The Bank of Canada predicts we will avoid a recession -- but just barely -- and says growth will be slow and insignificant for the foreseeable future.

In its October Monetary Policy Report, the central bank said the global economic slowdown is having a sharp impact on Canada's economy.

"We're going to have sluggish growth for the next few quarters. I think that's the best description of it," Bank of Canada Governor Mark Carney told reporters on Thursday.

The report predicts a period of slow growth in the first quarter of next year with improved gains in 2009 and 2010.

Overall, the central bank projected average annual growth in real GDP of 0.6 per cent in both 2008 and 2009, and 3.4 per cent in 2010.

But Carney declined to use the word "recession." And unlike the U.S., he said, Canada's economy has not met the criteria to be described as such -- two successive quarters of negative growth -- and is not predicted to do so in the near future.

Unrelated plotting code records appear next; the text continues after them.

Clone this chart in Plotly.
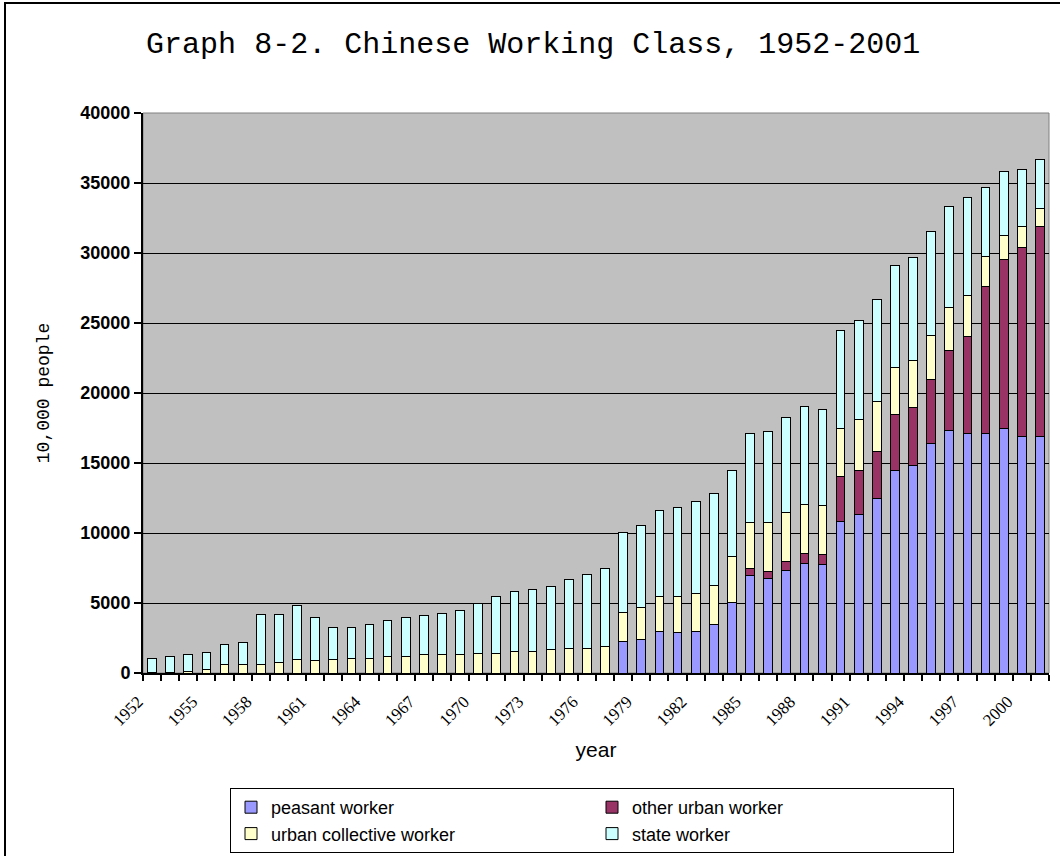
import plotly.graph_objects as go

years = list(range(1952, 2002))

# 10,000 people (stack order bottom -> top)
peasant = [0]*26 + [2260, 2380, 2990, 2860, 2990, 3470, 5020, 6990, 6730, 7340,
                    7830, 7730, 10840, 11350, 12440, 14480, 14840, 16400, 17340,
                    17110, 17110, 17470, 16880, 16880]
other_urban = [0]*33 + [510, 510, 620, 740, 710, 3190, 3110, 3370, 3960, 4110,
                        4590, 5690, 6940, 10530, 12090, 13540, 15000]
urban_collective = [20, 30, 120, 270, 600, 600, 600, 740, 930, 920, 950, 1060,
                    1060, 1200, 1200, 1320, 1320, 1320, 1420, 1420, 1540, 1540,
                    1660, 1780, 1780, 1900, 2040, 2330, 2450, 2580, 2680, 2780,
                    3320, 3240, 3500, 3490, 3490, 3490, 3460, 3620, 3600, 3410,
                    3340, 3130, 3060, 2880, 2090, 1680, 1460, 1300]
state = [1050, 1170, 1220, 1180, 1450, 1590, 3610, 3470, 3910, 3060, 2300, 2190,
         2430, 2530, 2790, 2790, 2910, 3150, 3510, 4010, 4250, 4400, 4520, 4900,
         5240, 5600, 5770, 5840, 6160, 6410, 6550, 6550, 6120, 6370, 6500, 6780,
         7010, 6890, 6990, 7110, 7240, 7250, 7420, 7400, 7240, 7010, 4930, 4610,
         4100, 3520]

series_names = ["peasant worker", "other urban worker",
                "urban collective worker", "state worker"]
series_values = [peasant, other_urban, urban_collective, state]
series_colors = ["#9999FF", "#993366", "#FFFFCC", "#CCFFFF"]

label_years = years[::3]
tick_labels = [str(y) for y in label_years]
y_ticks = list(range(0, 40001, 5000))

fig = go.Figure()
for name, vals, col in zip(series_names, series_values, series_colors):
    fig.add_trace(go.Bar(
        x=years, y=vals, name=name,
        marker=dict(color=col, line=dict(color="black", width=1)),
    ))

fig.update_layout(
    width=1060, height=856,
    margin=dict(l=143, r=11, t=113, b=183),
    paper_bgcolor="white",
    plot_bgcolor="#C0C0C0",
    barmode="stack",
    bargap=0.52,
    title=dict(
        text="Graph 8-2. Chinese Working Class, 1952-2001",
        font=dict(family="Liberation Mono", size=30, color="black"),
        x=0.503, xanchor="center", y=1 - 42/856, yanchor="middle",
    ),
    legend=dict(
        orientation="h",
        traceorder="normal",
        xref="container", yref="container",
        x=230/1060, xanchor="left",
        y=1 - 788/856, yanchor="top",
        entrywidth=316, entrywidthmode="pixels",
        bordercolor="black", borderwidth=1, bgcolor="white",
        font=dict(family="Liberation Sans", size=18, color="black"),
    ),
    showlegend=True,
)

fig.update_xaxes(
    range=[years[0] - 0.5, years[-1] + 0.5],
    tickmode="array", tickvals=label_years, ticktext=tick_labels,
    tickangle=-45,
    tickfont=dict(family="Liberation Serif", size=17, color="black"),
    ticks="", ticklabelshift=-14, ticklabelstandoff=10,
    minor=dict(tickmode="array",
               tickvals=[y - 0.5 for y in years] + [years[-1] + 0.5],
               ticks="outside", ticklen=6, tickwidth=2, tickcolor="black",
               showgrid=False),
    showline=True, linecolor="black", linewidth=2,
    showgrid=False, zeroline=False,
    title=dict(text="year", font=dict(family="Liberation Sans", size=21, color="black"),
               standoff=14),
)

fig.update_yaxes(
    range=[0, 40000],
    tickmode="array", tickvals=y_ticks, ticktext=[str(v) for v in y_ticks],
    ticks="outside", ticklen=7, tickwidth=2, tickcolor="black",
    tickfont=dict(family="Liberation Sans", size=18, color="black", weight="bold"),
    showline=True, linecolor="black", linewidth=2,
    showgrid=True, gridcolor="black", gridwidth=1,
    zeroline=False,
    title=dict(text="10,000 people",
               font=dict(family="Liberation Mono", size=18, color="black"),
               standoff=26),
)

# plot-area frame (gray) and chart border (black)
fig.add_shape(type="rect", xref="paper", yref="paper", x0=0, y0=0, x1=1, y1=1,
              line=dict(color="#808080", width=1), layer="below")
fig.add_shape(type="rect", xref="paper", yref="paper",
              x0=(5 - 143)/906, y0=(673 - 870)/560, x1=(1075 - 143)/906, y1=(673 - 3)/560,
              line=dict(color="black", width=2), layer="below")

fig.write_html("out.html")
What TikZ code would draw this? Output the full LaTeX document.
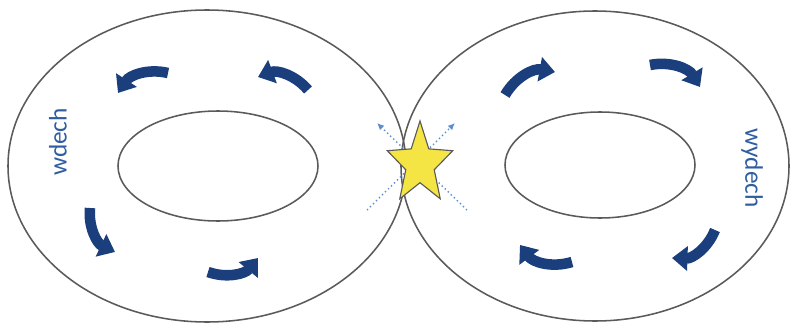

Later on CTV Newsnet's Mike Duffy Live, Carney stressed it was "extremely important" that Canadians understand the problems with the global economy originated beyond our borders.

"And the main solutions are going to be found outside of Canada as well - in the U.S., in Europe, in the U.K., principally," he said

Finance Minister Jim Flaherty summarized the bank's assessment as "near the line" of a recession.

'Plan of action'

Carney said the "good news" for Canada is that, over the course of the last two weeks since he and Flaherty attended the G7 meeting in Washington, there is a "plan of action that has been put in place; and there's real action that is taking place to address those problems outside of Canada."

He said included among the plans were "very large" public capital injections to banks in the U.S., Europe and the U.K. in order to bring their ratios -- the amount of cash the banks must have for every dollar they lend out -- up to Canadian levels.

The new report focuses on Canada's economic situation as related to its inflation-control strategy.

It points to the following three factors as having an impact on the Canadian economy and bringing it close to -- but not into -- recession:

The global financial crisis has strained financial markets. As a result, banks will need to reduce leverage, leading to restrained growth.

The global economy appears to be moving into a recession, led by the U.S. which is already in a recession.

Falling commodity prices

However, Carney said Canada's system is "sound" and its financial institutions are "well capitalized" and the economy has an assets-to-equity ratio that is among the best in the G7.

"That's why you're seeing hundreds of billions of dollars being put into the global banking system -- to get global banks to the levels Canadian banks are today," he said.

He said steps taken by the Bank of Canada, such as the reduced key interest rate, the government's actions and the reduced value of the loonie, which boosts the Canadian export market, have all helped protect the economy.

"We anticipated much of this -- not all of this, it certainly has gone further than we expected, which is why we acted aggressively earlier this year, why we acted aggressively over the course of the last two weeks," Carney said.

He added on Mike Duffy Live that, compared with the U.S., household balance sheets in Canada are in "good shape," as are corporate and government balance sheets.

On Tuesday, the Bank of Canada lowered its key interest rate by 25 basis points. On Oct. 8, less than two weeks earlier, the rate was lowered by 50 basis points, a move that was co-ordinated with other major central banks.

"That stimulus - because our financial system is working well - is going to flow through to the economy," Carney told Mike Duffy Live.